Task material:

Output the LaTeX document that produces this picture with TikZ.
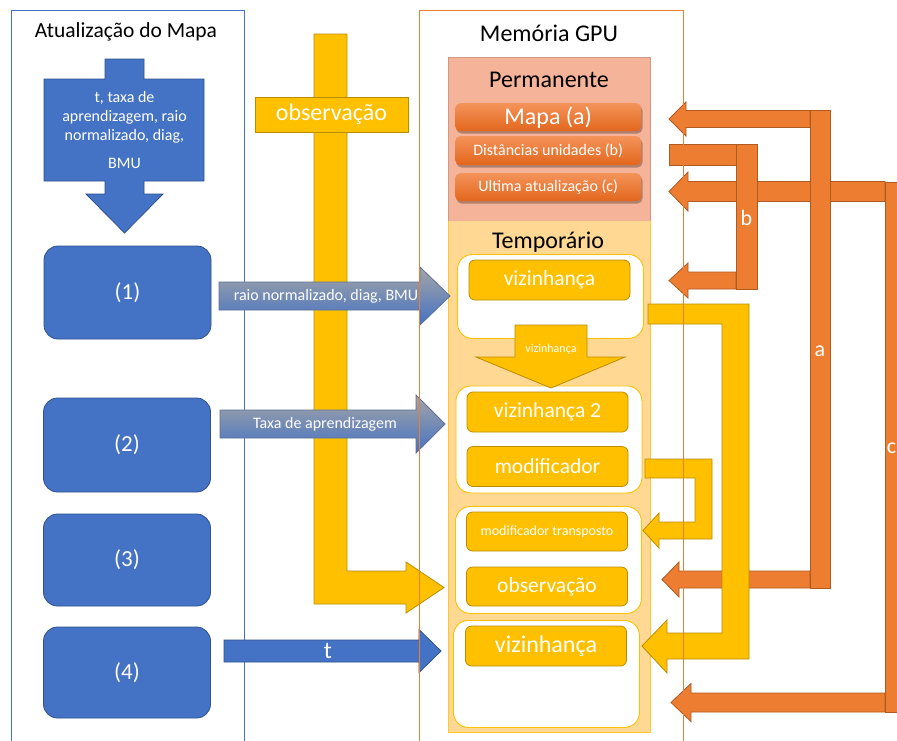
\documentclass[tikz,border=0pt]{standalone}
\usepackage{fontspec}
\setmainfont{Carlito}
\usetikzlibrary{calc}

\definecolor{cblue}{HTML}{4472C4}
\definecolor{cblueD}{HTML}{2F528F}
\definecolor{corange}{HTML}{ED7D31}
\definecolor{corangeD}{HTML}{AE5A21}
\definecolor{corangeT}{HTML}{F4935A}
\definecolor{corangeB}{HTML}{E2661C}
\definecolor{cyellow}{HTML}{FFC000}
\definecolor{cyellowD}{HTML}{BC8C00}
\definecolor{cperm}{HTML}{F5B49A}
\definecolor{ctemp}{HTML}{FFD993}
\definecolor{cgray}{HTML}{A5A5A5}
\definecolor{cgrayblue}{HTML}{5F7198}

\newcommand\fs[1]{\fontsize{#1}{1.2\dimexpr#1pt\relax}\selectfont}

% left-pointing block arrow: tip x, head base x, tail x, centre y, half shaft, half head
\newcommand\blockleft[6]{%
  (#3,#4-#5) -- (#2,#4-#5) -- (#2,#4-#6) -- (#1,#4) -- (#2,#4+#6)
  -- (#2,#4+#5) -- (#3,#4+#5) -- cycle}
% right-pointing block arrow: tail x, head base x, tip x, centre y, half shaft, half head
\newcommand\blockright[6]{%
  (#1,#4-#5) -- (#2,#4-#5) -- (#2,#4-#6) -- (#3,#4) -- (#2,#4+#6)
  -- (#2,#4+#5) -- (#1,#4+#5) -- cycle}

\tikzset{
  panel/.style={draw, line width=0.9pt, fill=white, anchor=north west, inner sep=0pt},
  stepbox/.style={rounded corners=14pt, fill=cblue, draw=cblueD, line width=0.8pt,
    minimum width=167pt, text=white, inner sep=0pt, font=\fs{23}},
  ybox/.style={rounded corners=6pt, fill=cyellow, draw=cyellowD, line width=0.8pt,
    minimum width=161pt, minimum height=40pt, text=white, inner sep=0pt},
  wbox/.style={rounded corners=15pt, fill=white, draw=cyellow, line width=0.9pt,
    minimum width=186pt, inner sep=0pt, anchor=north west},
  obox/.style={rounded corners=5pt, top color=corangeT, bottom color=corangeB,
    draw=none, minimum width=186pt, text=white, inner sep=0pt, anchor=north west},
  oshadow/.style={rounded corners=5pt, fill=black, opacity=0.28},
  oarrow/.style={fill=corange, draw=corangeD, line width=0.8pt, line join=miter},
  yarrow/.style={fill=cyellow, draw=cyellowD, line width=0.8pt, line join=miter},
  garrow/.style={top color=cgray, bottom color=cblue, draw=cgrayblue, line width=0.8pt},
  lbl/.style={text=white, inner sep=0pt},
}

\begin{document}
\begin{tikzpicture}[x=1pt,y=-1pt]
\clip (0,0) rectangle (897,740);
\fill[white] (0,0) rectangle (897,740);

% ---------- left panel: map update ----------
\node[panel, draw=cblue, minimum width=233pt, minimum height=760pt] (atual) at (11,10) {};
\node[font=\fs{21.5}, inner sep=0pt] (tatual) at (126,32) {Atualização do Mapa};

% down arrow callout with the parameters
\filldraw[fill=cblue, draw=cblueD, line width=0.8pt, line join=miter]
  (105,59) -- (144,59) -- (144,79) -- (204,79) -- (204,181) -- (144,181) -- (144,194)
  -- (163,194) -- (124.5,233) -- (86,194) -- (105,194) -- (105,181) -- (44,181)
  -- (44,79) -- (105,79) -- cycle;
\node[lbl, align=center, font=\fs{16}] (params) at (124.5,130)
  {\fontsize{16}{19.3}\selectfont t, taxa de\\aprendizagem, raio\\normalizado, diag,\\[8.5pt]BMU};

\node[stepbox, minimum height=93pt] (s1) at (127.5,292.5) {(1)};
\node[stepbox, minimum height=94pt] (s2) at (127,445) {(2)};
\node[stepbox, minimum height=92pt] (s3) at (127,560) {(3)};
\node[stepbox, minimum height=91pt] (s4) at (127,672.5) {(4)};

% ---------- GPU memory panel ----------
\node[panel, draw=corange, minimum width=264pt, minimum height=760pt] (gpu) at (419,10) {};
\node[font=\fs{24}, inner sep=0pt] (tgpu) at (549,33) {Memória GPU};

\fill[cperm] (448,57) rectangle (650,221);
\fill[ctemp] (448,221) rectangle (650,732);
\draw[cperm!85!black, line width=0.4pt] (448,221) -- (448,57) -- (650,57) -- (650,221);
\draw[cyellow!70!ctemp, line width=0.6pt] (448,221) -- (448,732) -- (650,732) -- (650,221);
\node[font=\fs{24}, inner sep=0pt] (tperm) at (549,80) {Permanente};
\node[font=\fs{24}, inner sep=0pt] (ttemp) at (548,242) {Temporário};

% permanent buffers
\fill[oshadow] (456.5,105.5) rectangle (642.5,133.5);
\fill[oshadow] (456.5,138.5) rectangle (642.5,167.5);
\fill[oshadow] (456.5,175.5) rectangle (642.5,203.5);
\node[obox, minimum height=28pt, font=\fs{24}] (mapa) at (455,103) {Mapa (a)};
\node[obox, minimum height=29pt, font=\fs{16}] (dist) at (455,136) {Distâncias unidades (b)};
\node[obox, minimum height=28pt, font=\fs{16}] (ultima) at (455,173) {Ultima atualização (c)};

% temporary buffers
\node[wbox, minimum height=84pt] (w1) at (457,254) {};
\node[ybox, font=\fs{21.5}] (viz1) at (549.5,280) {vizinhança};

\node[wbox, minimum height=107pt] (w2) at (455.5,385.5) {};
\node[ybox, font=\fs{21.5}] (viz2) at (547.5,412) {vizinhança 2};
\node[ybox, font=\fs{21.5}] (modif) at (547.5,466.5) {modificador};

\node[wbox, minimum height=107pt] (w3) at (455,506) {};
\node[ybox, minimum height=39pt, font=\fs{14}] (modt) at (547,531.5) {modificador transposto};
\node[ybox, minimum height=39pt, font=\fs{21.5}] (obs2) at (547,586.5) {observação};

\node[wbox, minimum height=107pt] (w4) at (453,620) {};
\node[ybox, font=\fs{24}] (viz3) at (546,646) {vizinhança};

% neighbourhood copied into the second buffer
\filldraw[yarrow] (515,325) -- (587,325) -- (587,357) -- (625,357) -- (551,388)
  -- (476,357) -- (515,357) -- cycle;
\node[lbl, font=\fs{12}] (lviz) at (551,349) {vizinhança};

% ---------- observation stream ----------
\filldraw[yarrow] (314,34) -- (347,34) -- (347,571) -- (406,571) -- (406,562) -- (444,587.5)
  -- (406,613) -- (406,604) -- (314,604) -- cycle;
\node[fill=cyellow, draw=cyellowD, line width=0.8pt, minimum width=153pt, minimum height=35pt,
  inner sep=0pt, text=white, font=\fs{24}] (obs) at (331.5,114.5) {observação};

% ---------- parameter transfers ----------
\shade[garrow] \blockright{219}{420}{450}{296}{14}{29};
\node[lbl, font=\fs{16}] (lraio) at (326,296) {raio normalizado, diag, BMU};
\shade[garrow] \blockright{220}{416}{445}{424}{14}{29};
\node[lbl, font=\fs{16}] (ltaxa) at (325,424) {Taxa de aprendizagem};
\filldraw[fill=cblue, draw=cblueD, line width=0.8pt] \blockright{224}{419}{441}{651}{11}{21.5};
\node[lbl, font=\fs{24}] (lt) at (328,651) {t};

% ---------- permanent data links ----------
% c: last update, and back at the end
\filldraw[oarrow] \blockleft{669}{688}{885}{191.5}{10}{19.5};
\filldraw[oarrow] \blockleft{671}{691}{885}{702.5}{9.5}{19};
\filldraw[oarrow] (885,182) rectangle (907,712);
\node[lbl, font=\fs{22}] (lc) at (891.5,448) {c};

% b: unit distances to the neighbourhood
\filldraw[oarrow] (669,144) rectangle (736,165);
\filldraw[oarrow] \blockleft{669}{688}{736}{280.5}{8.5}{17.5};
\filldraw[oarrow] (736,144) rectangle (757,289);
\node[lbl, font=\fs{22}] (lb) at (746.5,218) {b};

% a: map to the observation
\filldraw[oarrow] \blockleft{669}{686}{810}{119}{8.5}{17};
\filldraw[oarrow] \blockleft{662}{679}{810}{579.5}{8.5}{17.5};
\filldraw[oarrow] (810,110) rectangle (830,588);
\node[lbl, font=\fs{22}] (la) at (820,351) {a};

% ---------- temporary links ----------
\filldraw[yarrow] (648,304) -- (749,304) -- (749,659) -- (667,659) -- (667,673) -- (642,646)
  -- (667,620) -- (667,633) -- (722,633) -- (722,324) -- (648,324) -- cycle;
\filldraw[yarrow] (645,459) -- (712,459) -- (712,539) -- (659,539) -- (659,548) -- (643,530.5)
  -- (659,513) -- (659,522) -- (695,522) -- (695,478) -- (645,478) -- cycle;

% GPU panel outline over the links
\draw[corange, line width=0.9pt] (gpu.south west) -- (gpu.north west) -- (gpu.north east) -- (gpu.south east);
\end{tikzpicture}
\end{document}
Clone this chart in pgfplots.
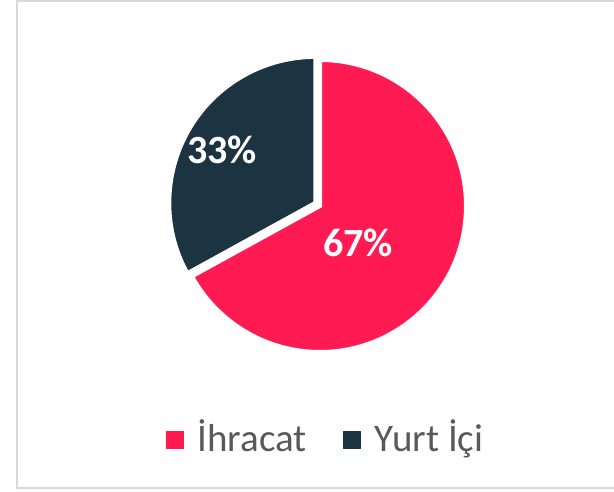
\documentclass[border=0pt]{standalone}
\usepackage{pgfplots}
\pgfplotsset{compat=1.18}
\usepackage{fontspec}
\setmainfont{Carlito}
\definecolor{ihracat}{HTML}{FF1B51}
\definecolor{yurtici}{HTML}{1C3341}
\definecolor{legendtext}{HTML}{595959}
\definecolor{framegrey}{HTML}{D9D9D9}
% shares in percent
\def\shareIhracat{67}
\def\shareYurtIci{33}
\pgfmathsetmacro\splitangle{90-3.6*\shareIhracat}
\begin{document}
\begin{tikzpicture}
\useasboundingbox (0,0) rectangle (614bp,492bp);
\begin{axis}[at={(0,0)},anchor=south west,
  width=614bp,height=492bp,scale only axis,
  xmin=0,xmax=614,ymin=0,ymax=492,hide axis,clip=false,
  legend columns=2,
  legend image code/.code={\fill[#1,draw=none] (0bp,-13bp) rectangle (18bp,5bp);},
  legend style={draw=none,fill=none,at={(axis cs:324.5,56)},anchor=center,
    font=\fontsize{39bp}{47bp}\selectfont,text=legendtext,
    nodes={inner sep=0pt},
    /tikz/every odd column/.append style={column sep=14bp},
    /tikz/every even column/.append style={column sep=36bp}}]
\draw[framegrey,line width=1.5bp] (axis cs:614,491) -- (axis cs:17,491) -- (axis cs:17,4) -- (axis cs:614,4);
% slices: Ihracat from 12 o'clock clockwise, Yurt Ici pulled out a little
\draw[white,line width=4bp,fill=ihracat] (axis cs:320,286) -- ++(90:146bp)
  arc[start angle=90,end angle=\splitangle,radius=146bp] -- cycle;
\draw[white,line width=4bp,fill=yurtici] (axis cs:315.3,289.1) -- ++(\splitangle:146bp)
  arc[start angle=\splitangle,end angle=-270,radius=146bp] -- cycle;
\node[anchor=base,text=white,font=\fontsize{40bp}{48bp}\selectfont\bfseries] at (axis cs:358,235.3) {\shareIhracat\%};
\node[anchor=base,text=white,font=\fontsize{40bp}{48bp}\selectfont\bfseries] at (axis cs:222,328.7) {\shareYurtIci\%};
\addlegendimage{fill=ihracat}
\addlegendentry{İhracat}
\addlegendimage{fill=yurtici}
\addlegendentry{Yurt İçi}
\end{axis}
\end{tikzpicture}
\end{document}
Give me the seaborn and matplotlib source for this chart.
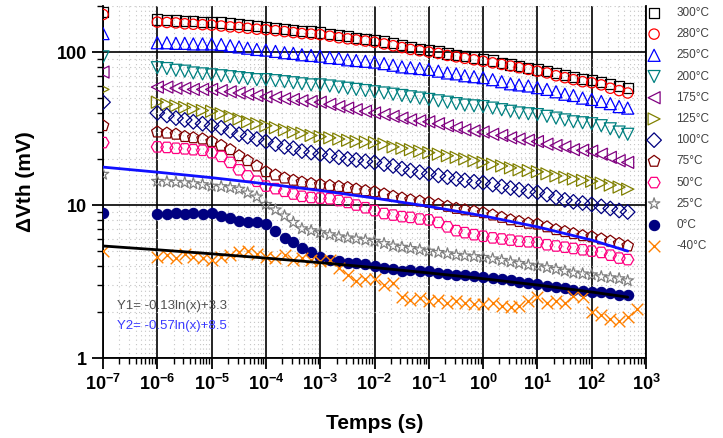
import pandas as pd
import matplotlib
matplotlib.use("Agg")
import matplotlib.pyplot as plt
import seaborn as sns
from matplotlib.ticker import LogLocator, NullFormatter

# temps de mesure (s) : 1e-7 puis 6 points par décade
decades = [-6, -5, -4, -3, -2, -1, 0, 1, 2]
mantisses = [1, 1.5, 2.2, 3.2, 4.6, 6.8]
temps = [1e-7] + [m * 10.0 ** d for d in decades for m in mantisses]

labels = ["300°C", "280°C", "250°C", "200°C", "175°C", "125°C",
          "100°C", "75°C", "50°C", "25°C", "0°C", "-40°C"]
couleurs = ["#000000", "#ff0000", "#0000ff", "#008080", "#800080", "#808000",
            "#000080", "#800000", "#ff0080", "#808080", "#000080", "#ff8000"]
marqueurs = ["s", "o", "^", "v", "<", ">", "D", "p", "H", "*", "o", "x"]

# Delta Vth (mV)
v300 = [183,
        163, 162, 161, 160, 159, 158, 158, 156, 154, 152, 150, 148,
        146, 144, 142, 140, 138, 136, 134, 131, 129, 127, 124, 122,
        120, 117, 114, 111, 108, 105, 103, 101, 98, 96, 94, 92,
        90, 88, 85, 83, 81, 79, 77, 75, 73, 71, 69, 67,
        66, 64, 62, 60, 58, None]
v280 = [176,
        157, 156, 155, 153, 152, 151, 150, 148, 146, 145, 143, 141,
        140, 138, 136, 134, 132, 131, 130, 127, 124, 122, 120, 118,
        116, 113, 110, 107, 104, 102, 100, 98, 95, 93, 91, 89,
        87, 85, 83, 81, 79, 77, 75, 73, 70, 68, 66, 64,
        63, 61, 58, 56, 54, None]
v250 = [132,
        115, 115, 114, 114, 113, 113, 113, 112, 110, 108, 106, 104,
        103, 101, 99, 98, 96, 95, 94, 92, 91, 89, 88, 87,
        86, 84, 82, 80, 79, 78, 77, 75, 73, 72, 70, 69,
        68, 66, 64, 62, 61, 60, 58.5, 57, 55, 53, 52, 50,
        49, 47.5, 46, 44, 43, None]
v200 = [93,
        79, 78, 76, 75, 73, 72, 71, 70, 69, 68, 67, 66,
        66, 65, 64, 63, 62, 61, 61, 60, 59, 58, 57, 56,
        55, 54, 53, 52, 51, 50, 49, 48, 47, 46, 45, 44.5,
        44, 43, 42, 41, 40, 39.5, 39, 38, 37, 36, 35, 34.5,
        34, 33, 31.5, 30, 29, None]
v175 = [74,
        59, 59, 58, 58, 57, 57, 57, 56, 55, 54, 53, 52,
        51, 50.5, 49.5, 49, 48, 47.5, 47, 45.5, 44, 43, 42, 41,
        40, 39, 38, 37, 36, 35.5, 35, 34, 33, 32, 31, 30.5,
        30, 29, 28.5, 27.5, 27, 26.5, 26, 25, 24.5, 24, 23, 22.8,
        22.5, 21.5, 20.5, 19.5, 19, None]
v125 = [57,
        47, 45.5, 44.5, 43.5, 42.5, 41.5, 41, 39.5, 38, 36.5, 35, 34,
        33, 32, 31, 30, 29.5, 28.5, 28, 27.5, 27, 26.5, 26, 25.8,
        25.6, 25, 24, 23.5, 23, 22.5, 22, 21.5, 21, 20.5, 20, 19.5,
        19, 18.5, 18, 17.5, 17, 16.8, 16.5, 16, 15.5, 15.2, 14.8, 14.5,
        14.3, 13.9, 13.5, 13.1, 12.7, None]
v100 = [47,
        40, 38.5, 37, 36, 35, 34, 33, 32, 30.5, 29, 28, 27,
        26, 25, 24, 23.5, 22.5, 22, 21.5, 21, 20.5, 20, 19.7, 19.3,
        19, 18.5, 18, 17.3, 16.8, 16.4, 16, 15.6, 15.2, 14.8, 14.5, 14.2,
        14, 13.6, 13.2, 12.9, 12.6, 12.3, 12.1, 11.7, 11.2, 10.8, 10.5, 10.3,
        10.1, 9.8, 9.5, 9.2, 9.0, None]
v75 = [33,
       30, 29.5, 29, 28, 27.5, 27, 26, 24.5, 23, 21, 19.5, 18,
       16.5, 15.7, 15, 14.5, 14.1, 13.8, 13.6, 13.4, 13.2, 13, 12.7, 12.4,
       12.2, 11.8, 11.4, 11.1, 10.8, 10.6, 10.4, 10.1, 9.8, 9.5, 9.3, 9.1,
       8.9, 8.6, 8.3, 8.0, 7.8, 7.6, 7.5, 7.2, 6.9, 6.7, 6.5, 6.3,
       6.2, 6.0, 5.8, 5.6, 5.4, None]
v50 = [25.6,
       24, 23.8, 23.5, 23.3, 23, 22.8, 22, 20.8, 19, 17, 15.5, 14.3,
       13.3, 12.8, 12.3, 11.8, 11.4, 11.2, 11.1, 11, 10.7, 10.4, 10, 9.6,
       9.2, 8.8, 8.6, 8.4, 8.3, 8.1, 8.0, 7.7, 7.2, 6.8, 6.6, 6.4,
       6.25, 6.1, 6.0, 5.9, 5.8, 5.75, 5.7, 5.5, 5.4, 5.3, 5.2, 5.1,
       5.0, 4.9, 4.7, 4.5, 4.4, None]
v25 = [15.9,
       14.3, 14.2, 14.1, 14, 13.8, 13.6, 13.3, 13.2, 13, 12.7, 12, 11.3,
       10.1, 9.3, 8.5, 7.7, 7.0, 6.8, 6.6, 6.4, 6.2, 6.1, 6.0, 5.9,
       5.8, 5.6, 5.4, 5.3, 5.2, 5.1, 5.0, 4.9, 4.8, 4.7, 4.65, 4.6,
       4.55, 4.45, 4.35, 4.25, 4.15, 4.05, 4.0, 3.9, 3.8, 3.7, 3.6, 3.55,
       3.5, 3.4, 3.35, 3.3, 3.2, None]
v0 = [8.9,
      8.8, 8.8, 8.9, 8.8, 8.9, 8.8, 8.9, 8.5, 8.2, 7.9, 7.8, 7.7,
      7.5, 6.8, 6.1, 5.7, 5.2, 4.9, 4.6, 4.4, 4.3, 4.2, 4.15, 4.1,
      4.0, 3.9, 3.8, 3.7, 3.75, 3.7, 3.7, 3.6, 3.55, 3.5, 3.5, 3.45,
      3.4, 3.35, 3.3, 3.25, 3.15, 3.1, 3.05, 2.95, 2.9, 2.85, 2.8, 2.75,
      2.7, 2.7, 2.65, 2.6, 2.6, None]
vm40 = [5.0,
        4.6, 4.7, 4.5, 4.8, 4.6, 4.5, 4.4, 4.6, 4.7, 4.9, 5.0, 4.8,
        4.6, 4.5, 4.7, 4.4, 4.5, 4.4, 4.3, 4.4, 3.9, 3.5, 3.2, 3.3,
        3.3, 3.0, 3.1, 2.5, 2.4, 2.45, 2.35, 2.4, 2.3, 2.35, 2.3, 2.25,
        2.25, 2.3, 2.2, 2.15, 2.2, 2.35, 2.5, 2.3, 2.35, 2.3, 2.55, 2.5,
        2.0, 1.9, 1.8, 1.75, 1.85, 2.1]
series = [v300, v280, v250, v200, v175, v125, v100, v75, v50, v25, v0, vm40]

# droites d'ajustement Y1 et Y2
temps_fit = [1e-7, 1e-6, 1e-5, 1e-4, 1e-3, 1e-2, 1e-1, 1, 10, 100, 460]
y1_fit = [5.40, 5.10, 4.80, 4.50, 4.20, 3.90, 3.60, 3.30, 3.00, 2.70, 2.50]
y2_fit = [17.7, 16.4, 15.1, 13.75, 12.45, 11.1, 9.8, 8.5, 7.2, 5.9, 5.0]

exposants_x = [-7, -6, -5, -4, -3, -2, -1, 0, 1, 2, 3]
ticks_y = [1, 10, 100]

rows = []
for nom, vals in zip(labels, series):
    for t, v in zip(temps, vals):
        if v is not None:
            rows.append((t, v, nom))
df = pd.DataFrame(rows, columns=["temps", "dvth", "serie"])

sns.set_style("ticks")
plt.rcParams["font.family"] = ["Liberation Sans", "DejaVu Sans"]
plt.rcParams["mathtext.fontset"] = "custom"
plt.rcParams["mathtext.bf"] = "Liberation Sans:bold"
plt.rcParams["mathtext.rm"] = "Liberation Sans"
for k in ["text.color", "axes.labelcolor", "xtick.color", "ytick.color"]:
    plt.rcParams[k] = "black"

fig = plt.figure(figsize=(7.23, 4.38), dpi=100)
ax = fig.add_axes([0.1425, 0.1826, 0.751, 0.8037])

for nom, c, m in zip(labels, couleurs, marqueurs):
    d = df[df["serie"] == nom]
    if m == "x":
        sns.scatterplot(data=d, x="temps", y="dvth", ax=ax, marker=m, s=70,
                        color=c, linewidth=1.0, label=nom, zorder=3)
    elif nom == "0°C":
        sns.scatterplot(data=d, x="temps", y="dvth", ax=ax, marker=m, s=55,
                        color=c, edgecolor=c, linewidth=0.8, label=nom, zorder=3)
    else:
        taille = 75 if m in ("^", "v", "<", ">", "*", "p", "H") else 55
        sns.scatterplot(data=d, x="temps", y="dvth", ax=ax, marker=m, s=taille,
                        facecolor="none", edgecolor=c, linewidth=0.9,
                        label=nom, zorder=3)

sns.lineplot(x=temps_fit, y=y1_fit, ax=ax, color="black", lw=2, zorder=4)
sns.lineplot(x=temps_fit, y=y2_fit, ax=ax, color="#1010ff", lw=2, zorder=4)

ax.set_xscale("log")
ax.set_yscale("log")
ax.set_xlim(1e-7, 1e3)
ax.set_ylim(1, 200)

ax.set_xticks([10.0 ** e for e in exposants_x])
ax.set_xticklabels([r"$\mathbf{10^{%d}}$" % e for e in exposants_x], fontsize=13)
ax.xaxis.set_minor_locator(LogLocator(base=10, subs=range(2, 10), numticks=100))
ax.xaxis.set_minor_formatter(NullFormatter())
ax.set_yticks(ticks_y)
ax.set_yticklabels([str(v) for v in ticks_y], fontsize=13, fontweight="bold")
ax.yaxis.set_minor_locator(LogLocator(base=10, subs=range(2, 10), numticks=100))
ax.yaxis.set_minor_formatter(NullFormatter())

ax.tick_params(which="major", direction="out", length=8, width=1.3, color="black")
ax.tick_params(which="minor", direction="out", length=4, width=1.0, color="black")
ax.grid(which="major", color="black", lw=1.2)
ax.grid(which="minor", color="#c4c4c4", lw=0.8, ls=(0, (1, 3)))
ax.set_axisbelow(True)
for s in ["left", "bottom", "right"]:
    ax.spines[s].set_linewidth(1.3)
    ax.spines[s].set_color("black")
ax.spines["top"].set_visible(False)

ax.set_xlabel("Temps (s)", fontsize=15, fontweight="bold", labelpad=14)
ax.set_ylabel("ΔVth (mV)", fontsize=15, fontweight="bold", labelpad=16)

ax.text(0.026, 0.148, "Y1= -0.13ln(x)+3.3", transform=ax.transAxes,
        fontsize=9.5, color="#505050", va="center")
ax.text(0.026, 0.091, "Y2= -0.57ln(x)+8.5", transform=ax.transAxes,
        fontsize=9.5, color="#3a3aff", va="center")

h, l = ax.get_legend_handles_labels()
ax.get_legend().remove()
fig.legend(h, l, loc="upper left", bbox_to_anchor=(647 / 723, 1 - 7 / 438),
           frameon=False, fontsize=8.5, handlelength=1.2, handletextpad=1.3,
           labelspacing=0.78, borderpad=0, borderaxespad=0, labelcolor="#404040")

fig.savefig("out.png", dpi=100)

Exercise:
Everything from the first line to the line with "-- (#2,#4+#5) -- (#1,#4+#5)" must be repeated exactly, and nothing else. Leave the pictures out.

Answer for the task:
Output the LaTeX document that produces this picture with TikZ.
\documentclass[tikz,border=0pt]{standalone}
\usepackage{fontspec}
\setmainfont{Carlito}
\usetikzlibrary{calc}

\definecolor{cblue}{HTML}{4472C4}
\definecolor{cblueD}{HTML}{2F528F}
\definecolor{corange}{HTML}{ED7D31}
\definecolor{corangeD}{HTML}{AE5A21}
\definecolor{corangeT}{HTML}{F4935A}
\definecolor{corangeB}{HTML}{E2661C}
\definecolor{cyellow}{HTML}{FFC000}
\definecolor{cyellowD}{HTML}{BC8C00}
\definecolor{cperm}{HTML}{F5B49A}
\definecolor{ctemp}{HTML}{FFD993}
\definecolor{cgray}{HTML}{A5A5A5}
\definecolor{cgrayblue}{HTML}{5F7198}

\newcommand\fs[1]{\fontsize{#1}{1.2\dimexpr#1pt\relax}\selectfont}

% left-pointing block arrow: tip x, head base x, tail x, centre y, half shaft, half head
\newcommand\blockleft[6]{%
  (#3,#4-#5) -- (#2,#4-#5) -- (#2,#4-#6) -- (#1,#4) -- (#2,#4+#6)
  -- (#2,#4+#5) -- (#3,#4+#5) -- cycle}
% right-pointing block arrow: tail x, head base x, tip x, centre y, half shaft, half head
\newcommand\blockright[6]{%
  (#1,#4-#5) -- (#2,#4-#5) -- (#2,#4-#6) -- (#3,#4) -- (#2,#4+#6)
  -- (#2,#4+#5) -- (#1,#4+#5) -- cycle}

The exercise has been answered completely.